Roast poblanos on their sides on racks of gas burners over medium-high heat, turning with tongs, until skins are blistered and slightly charred, 4 to 6 minutes. (Or broil on rack of a broiler pan about 2 inches from heat.) Immediately transfer to a large bowl and cover tightly, then let stand 10 minutes. Carefully rub off skins from poblanos. Cut open lengthwise and remove stems and seeds, including attached ribs. Wipe poblanos clean with a paper towel if necessary, then cut into 1/4-inch dice and transfer to a large bowl.
Peel potato, rutabaga, and apple and cut into 1/2-inch cubes, then cook in 1/2 stick butter with 3/4 teaspoon salt and 1/4 teaspoon pepper in a 12-inch heavy skillet over medium heat, stirring occasionally, until golden in spots and just tender, 10 to 12 minutes. Transfer to bowl with poblanos.
Cook onion in 3 tablespoons butter with 1/2 teaspoon salt and 1/4 tsp pepper in same skillet, stirring occasionally, until golden, about 8 minutes. Add bell pepper and cook, stirring occasionally, until just tender, 6 to 8 minutes more. Transfer to bowl with poblano mixture. Stir brisket into hash until combined.
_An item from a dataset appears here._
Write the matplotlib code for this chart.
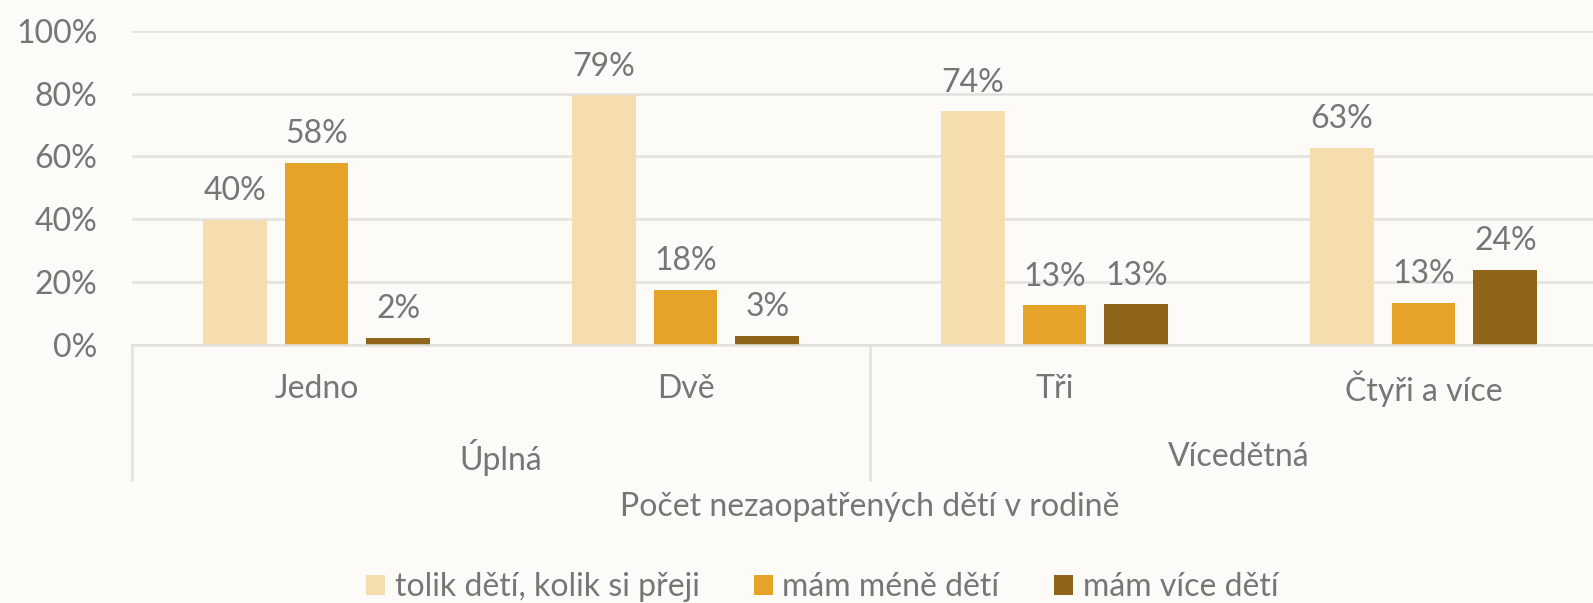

Preheat oven to 250°F with rack in middle.
Heat 1 tablespoon butter in a 12-inch nonstick skillet over medium-high heat until foam subsides. Add half of hash to skillet and cook, turning portions occasionally, until browned and crisp in spots, 12 to 14 minutes. Transfer to a large (17-by 11-inch) 4-sided sheet pan and keep warm in oven. Cook remaining hash in same manner in 1 tablespoon butter. Transfer to sheet pan in oven.
Rinse and wipe out skillet. Fry eggs in 2 batches with 1 tablespoon butter per batch over medium heat. Serve eggs over hash.
Cooks’ note: Hash, without brisket, can be cooked 1 day ahead and chilled. Bring to room temperature before using.